By framing public debate with sloganeering and street theatrics, some very, very, very important nuances tend to be ignored. In the case of Obom’s purported cause of concern—the Reproductive Parity Act—on the question of whether a new government mandate on insurers to provide abortion coverage and maternity coverage (or provide neither), there are serious implications to be discussed and the forum of gotcha street journalism does not provide for such discourse.

Had Obom identified herself, asked for a moment of the candidate’s time and generally behaved like a civilized person, she might have received what she was asking for, a statement of the candidate’s position on the legislation like the one McKenna released yesterday:

I support our existing, voter-approved state law which guarantees women access to insurance coverage for reproductive healthcare. I do not support changing the law in a way that could put federal funding of women’s healthcare at risk. Supporters of changes to our existing state law evidently believe that the new federal healthcare law will jeopardize women’s access to health insurance which covers reproductive healthcare; if true, that would be an unfortunate consequence of a massive bill which few in Congress bothered to read before voting on it.
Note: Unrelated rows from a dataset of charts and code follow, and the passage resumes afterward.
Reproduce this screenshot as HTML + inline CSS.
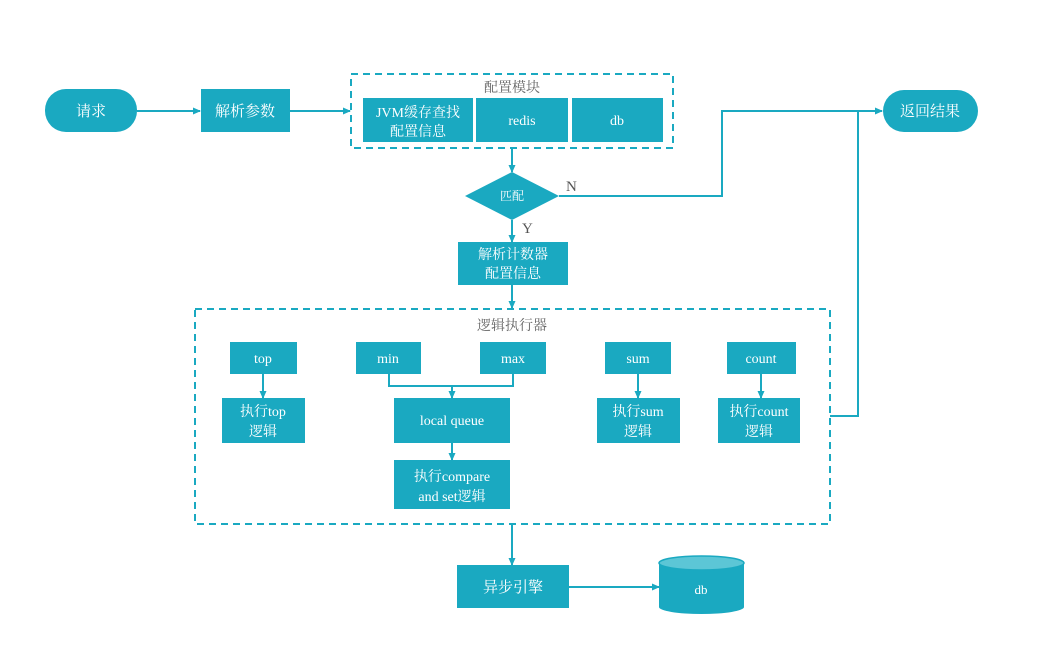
<!DOCTYPE html>
<html><head><meta charset="utf-8"><style>
html,body{margin:0;padding:0;background:#fff;}
svg text{font-family:"Liberation Serif","Noto Serif CJK SC","Noto Sans CJK SC",serif;}
</style></head><body>
<svg width="1056" height="644" viewBox="0 0 1056 644" xmlns="http://www.w3.org/2000/svg">
<defs><marker id="a" markerWidth="8" markerHeight="8" refX="7" refY="4" orient="auto" markerUnits="userSpaceOnUse"><path d="M0,0.5 L8,4 L0,7.5z" fill="#1aa9c1"/></marker></defs>
<g fill="#1aa9c1">
<rect x="45" y="89" width="92" height="43" rx="21"/>
<rect x="201" y="89" width="89" height="43"/>
<rect x="363" y="98" width="110" height="44"/>
<rect x="476" y="98" width="92" height="44"/>
<rect x="572" y="98" width="91" height="44"/>
<rect x="883" y="90" width="95" height="42" rx="21"/>
<path d="M512,172 L559,196 L512,220 L465,196z"/>
<rect x="458" y="242" width="110" height="43"/>
<rect x="230" y="342" width="67" height="32"/>
<rect x="222" y="398" width="83" height="45"/>
<rect x="356" y="342" width="65" height="32"/>
<rect x="480" y="342" width="66" height="32"/>
<rect x="394" y="398" width="116" height="45"/>
<rect x="394" y="460" width="116" height="49"/>
<rect x="605" y="342" width="66" height="32"/>
<rect x="597" y="398" width="83" height="45"/>
<rect x="727" y="342" width="69" height="32"/>
<rect x="718" y="398" width="82" height="45"/>
<rect x="457" y="565" width="112" height="43"/>
<path d="M659,563 L659,607 A42.5,7 0 0 0 744,607 L744,563z"/>
</g>
<ellipse cx="701.5" cy="563" rx="42.5" ry="7" fill="#5cc6d6" stroke="#1aa9c1" stroke-width="1.5"/>
<g fill="none" stroke="#1aa9c1" stroke-width="2" stroke-dasharray="7,5">
<rect x="351" y="74" width="322" height="74"/>
<rect x="195" y="309" width="635" height="215"/>
</g>
<g fill="none" stroke="#1aa9c1" stroke-width="2">
<line x1="137" y1="111" x2="200" y2="111" marker-end="url(#a)"/>
<line x1="290" y1="111" x2="350" y2="111" marker-end="url(#a)"/>
<line x1="512" y1="148" x2="512" y2="172" marker-end="url(#a)"/>
<polyline points="559,196 722,196 722,111 882,111" marker-end="url(#a)"/>
<polyline points="830,416 858,416 858,111"/>
<line x1="512" y1="220" x2="512" y2="242" marker-end="url(#a)"/>
<line x1="512" y1="285" x2="512" y2="308" marker-end="url(#a)"/>
<line x1="263" y1="374" x2="263" y2="398" marker-end="url(#a)"/>
<polyline points="389,374 389,386 513,386 513,374"/>
<line x1="452" y1="386" x2="452" y2="398" marker-end="url(#a)"/>
<line x1="452" y1="443" x2="452" y2="460" marker-end="url(#a)"/>
<line x1="638" y1="374" x2="638" y2="398" marker-end="url(#a)"/>
<line x1="761" y1="374" x2="761" y2="398" marker-end="url(#a)"/>
<line x1="512" y1="524" x2="512" y2="565" marker-end="url(#a)"/>
<line x1="569" y1="587" x2="659" y2="587" marker-end="url(#a)"/>
</g>
<g fill="#fff" font-size="14" text-anchor="middle">
<text x="91" y="116" font-size="15">请求</text>
<text x="245" y="116" font-size="15">解析参数</text>
<text x="418" y="117">JVM缓存查找</text>
<text x="418" y="136">配置信息</text>
<text x="522" y="125">redis</text>
<text x="617" y="125">db</text>
<text x="930" y="116" font-size="15">返回结果</text>
<text x="512" y="200" font-size="12">匹配</text>
<text x="513" y="259">解析计数器</text>
<text x="513" y="278">配置信息</text>
<text x="263" y="363">top</text>
<text x="263" y="416">执行top</text>
<text x="263" y="436">逻辑</text>
<text x="388" y="363">min</text>
<text x="513" y="363">max</text>
<text x="452" y="425">local queue</text>
<text x="452" y="481">执行compare</text>
<text x="452" y="501">and set逻辑</text>
<text x="638" y="363">sum</text>
<text x="638" y="416">执行sum</text>
<text x="638" y="436">逻辑</text>
<text x="761" y="363">count</text>
<text x="759" y="416">执行count</text>
<text x="759" y="436">逻辑</text>
<text x="513" y="592" font-size="15">异步引擎</text>
<text x="701" y="594" font-size="13">db</text>
</g>
<g fill="#666" font-size="14" text-anchor="middle">
<text x="512" y="92">配置模块</text>
<text x="512" y="330">逻辑执行器</text>
</g>
<g fill="#555" font-size="15">
<text x="566" y="191">N</text>
<text x="522" y="233">Y</text>
</g>
</svg>
</body></html>
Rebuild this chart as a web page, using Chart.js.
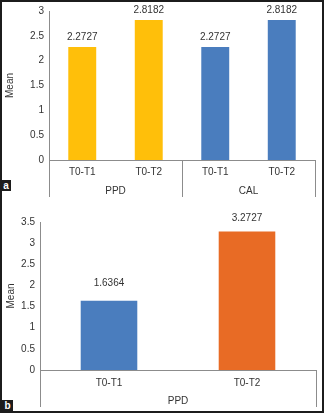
<!DOCTYPE html>
<html>
<head>
<meta charset="utf-8">
<script src="https://cdn.jsdelivr.net/npm/chart.js@4.4.1/dist/chart.umd.min.js"></script>
<style>
  html, body { margin: 0; padding: 0; background: #fff; }
  #wrap { position: relative; width: 324px; height: 413px; overflow: hidden; }
  canvas { position: absolute; left: 0; top: 0; }
  #frame { position: absolute; left: 0; top: 0; width: 324px; height: 413px; box-sizing: border-box; border: 2px solid #1c1c1c; pointer-events: none; }
  .tag { position: absolute; background: #1c1c1c; color: #fff; font: bold 10px "Liberation Sans", Arial, sans-serif; text-align: center; }
</style>
</head>
<body>
<div id="wrap">
  <div style="position:absolute;left:0;top:0;width:324px;height:199px;"><canvas id="ca"></canvas></div>
  <div style="position:absolute;left:0;top:199px;width:324px;height:214px;"><canvas id="cb"></canvas></div>
  <div class="tag" style="left:1px;top:180px;width:10px;height:11px;line-height:11px;">a</div>
  <div class="tag" style="left:2px;top:400px;width:11px;height:12px;line-height:12px;">b</div>
  <div id="frame"></div>
</div>
<script>
// ---- Data ----
const categoriesA = ["T0-T1", "T0-T2", "T0-T1", "T0-T2"];
const groupsA = ["PPD", "CAL"];
const valuesA = [2.2727, 2.8182, 2.2727, 2.8182];
const colorsA = ["#FFBF0A", "#FFBF0A", "#4A7DBE", "#4A7DBE"];

const categoriesB = ["T0-T1", "T0-T2"];
const groupsB = ["PPD"];
const valuesB = [1.6364, 3.2727];
const colorsB = ["#4A7DBE", "#E86B25"];

const FONT = "'Liberation Sans', Arial, sans-serif";
const FS = 10;
const TXT = "#333333";
const AXIS = "#8c8c8c";

const groupDividers = {
  id: "groupDividers",
  afterDraw(chart, args, opts) {
    const xs = chart.scales.x;
    const n = xs.ticks.length;
    const step = n > 1 ? (xs.getPixelForValue(n - 1) - xs.getPixelForValue(0)) / (n - 1) : (xs.right - xs.left);
    const ctx = chart.ctx;
    ctx.save();
    ctx.strokeStyle = AXIS;
    ctx.lineWidth = 1;
    for (let g = 0; g <= n / opts.per; g++) {
      let x = xs.getPixelForValue(0) - step / 2 + g * opts.per * step;
      x = Math.round(x) + 0.5;
      ctx.beginPath();
      ctx.moveTo(x, chart.chartArea.bottom);
      ctx.lineTo(x, chart.chartArea.bottom + opts.len);
      ctx.stroke();
    }
    ctx.restore();
  }
};
const valueLabels = {
  id: "valueLabels",
  afterDatasetsDraw(chart, args, opts) {
    const ctx = chart.ctx;
    const meta = chart.getDatasetMeta(0);
    const data = chart.data.datasets[0].data;
    ctx.save();
    ctx.font = FS + "px " + FONT;
    ctx.fillStyle = TXT;
    ctx.textAlign = "center";
    ctx.textBaseline = "middle";
    meta.data.forEach((el, i) => {
      ctx.fillText(data[i].toFixed(4), el.x, el.y - opts.offsets[i]);
    });
    ctx.restore();
  }
};

function makeChart(id, w, h, cats, groups, vals, colors, o) {
  const c = document.getElementById(id);
  c.width = w; c.height = h;
  c.style.width = w + "px"; c.style.height = h + "px";
  return new Chart(c, {
    type: "bar",
    data: { labels: cats, datasets: [{ data: vals, backgroundColor: colors, barPercentage: o.barPct, categoryPercentage: 1 }] },
    options: {
      responsive: false, animation: false, devicePixelRatio: 1,
      layout: { padding: o.padding },
      plugins: { legend: { display: false }, tooltip: { enabled: false },
        groupDividers: { per: o.per, len: o.divLen },
        valueLabels: { offsets: o.labelOffsets } },
      scales: {
        x: {
          type: "category", position: "bottom", offset: true,
          grid: { display: false, drawTicks: false }, border: { display: true, color: AXIS },
          ticks: { font: { family: FONT, size: FS }, color: TXT, padding: o.xPad, maxRotation: 0, autoSkip: false },
          afterFit(s) { s.height = o.xH; }
        },
        x2: {
          type: "category", position: "bottom", labels: groups, offset: true,
          grid: { display: false, drawTicks: false }, border: { display: false },
          ticks: { font: { family: FONT, size: FS }, color: TXT, padding: o.x2Pad, maxRotation: 0 },
          afterFit(s) { s.height = o.x2H; }
        },
        y: {
          min: 0, max: o.yMax,
          grid: { display: false, drawTicks: false }, border: { display: true, color: AXIS },
          ticks: { stepSize: 0.5, font: { family: FONT, size: FS }, color: TXT, padding: 5,
                   callback: (v) => String(Math.round(v * 100) / 100) },
          title: { display: true, text: "Mean", font: { family: FONT, size: FS }, color: TXT, padding: o.titlePad },
          afterFit(s) { s.width = o.yW; }
        }
      }
    },
    plugins: [groupDividers, valueLabels]
  });
}

makeChart("ca", 324, 199, categoriesA, groupsA, valuesA, colorsA, {
  barPct: 0.42, padding: { top: 10, right: 9, left: 0, bottom: 0 },
  per: 2, divLen: 37, labelOffsets: [10, 10, 10, 10],
  xPad: 6, xH: 22, x2Pad: 3, x2H: 17, yMax: 3, yW: 49, titlePad: { top: 4, bottom: 4 }
});
makeChart("cb", 324, 214, categoriesB, groupsB, valuesB, colorsB, {
  barPct: 0.41, padding: { top: 23, right: 8, left: 0, bottom: 2 },
  per: 2, divLen: 37, labelOffsets: [18, 13],
  xPad: 7, xH: 22, x2Pad: 3, x2H: 19, yMax: 3.5, yW: 40, titlePad: { top: 5, bottom: 4 }
});
</script>
</body>
</html>
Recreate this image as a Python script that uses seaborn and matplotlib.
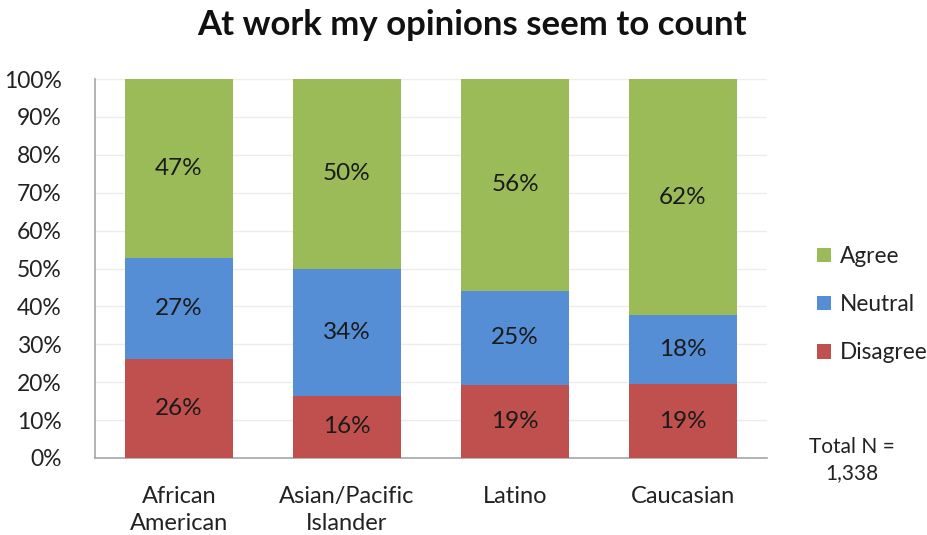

Though McKenna’s position may be one Obom and most liberal Democrats do not like or agree with, it nonetheless expresses a thorough assessment of the legal and fiscal realities of a radical legislative maneuver. It is a mature response to a complex question.

Not that McKenna’s statement does not still leave many stem issues from the Reproductive Parity Act uncovered. It does not speak to the First Amendment implications of the Reproductive Parity Act in the interference of rights of religious institutions and individuals to refrain from activities that would conflict with their faith. Neither does it open a dialogue about whether giving insurers an abortion coverage ultimatum could, in some cases, create an incentive to drop costly maternity coverage if premium increases resulting from the new mandates were projected to lose policyholders.

I’ll go out on a limb to suggest that the best way to flesh out details of McKenna’s thoughts on those branch issues will not be to anonymously thrust an iPhone under his chin and begin a streetside interrogation.

Furthermore, despite its gray areas, McKenna’s position still comes across as far more thoughtful than Inslee’s which represents little more than a recitation of Democratic party doctrine on abortion for more than two decades.

In contrast, McKenna’s position disdains demagoguery and by doing so conveys leadership. In that way, the Democratic attempt to frame McKenna as an extremist is an ironic failure, an episode of engineered chaos that produced a moment of personal frustration, not a display of ideological extremism.